Hussein, Stalin, Hitler and Trotsky… An elite club

Gabriel Syme writes in Poor man’s Stalin:

Saddam Hussain is of the same breed as the monstrous Josef Dzhugashvili – a powerful, resilient, personally courageous, charismatic, megalomaniac and psychopathic dictator.

While comparing Bush to Hitler is plain stupid, comparing Hussein to Stalin trivializes the latter’s crimes. Hussein was just another dictator, of a kind that flourished in the 20th century throughout the Third World. Stalin was anything but just another, unless we count Qin Shi Huangdi, Genghis Khan, Tamurlain, Hitler and Mao among his peers.

But that despot did not possess inner power; he was neither personally courageous nor charismatic. His resilience will never really tested, for he destroyed in time anyone who might come close to challenging him as the leader. Paradoxically, it is possible to murder millions while being a decent friend, spouse and parent. Even in his private life, Stalin was despicable. Hitler, although quite capable of betraying a friend, was at least courageous and charismatic. Yet to compare Hussein to him would also be an understatement of the Holocaust and WWII. (Besides, Germany and Russia are, after all, great countries, while Iraq is not much of a country at all.)

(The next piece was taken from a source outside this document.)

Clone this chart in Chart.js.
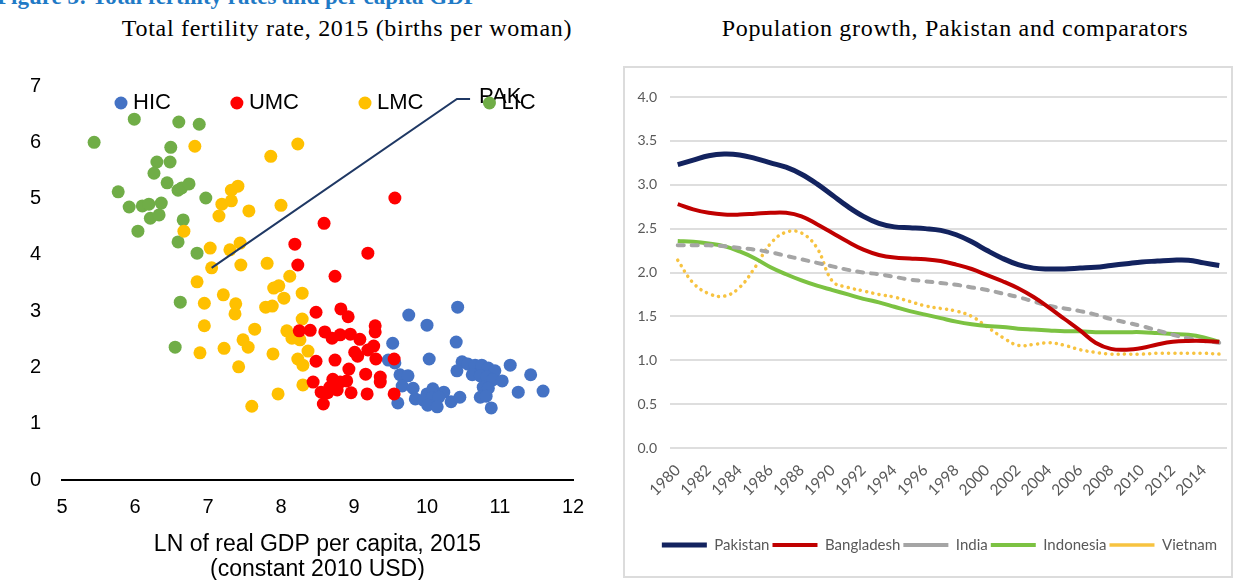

It may be banal to compare Hussain to Stalin when there are still people who consider Stalin just a bit authoritarian but let’s face it, the man industrialised Russia and you can’t make an omelette without breaking…blah, blah, blah…

That some Americans and Europeans have a fondness for publicly professing imbecilities is but one of the West’s oddities; that a host of Russians still hold on to this delusion is indeed discomfiting. However, it would be a useful exercise to group Stalin’s actions into two sets: those of the ultimate tyrant and those of a Bolshevik dictator and Lenin’s heir. The two sets must intersect but should not be identical. To prove this, imagine Trotsky in Stalin’s place. Take collectivization: it would have proceeded under Leon’s rule, as ruthlessly as under Joseph’s. If Trotsky’s conduct in the Civil War is any indicator, the Gulag would still have been full of class enemies. But I don’t see him ordering an old friend beaten up and shot in prison, or half of the army’s senior officers exterminated. In the end, Trotsky would have been overthrown for being an imperfect despot.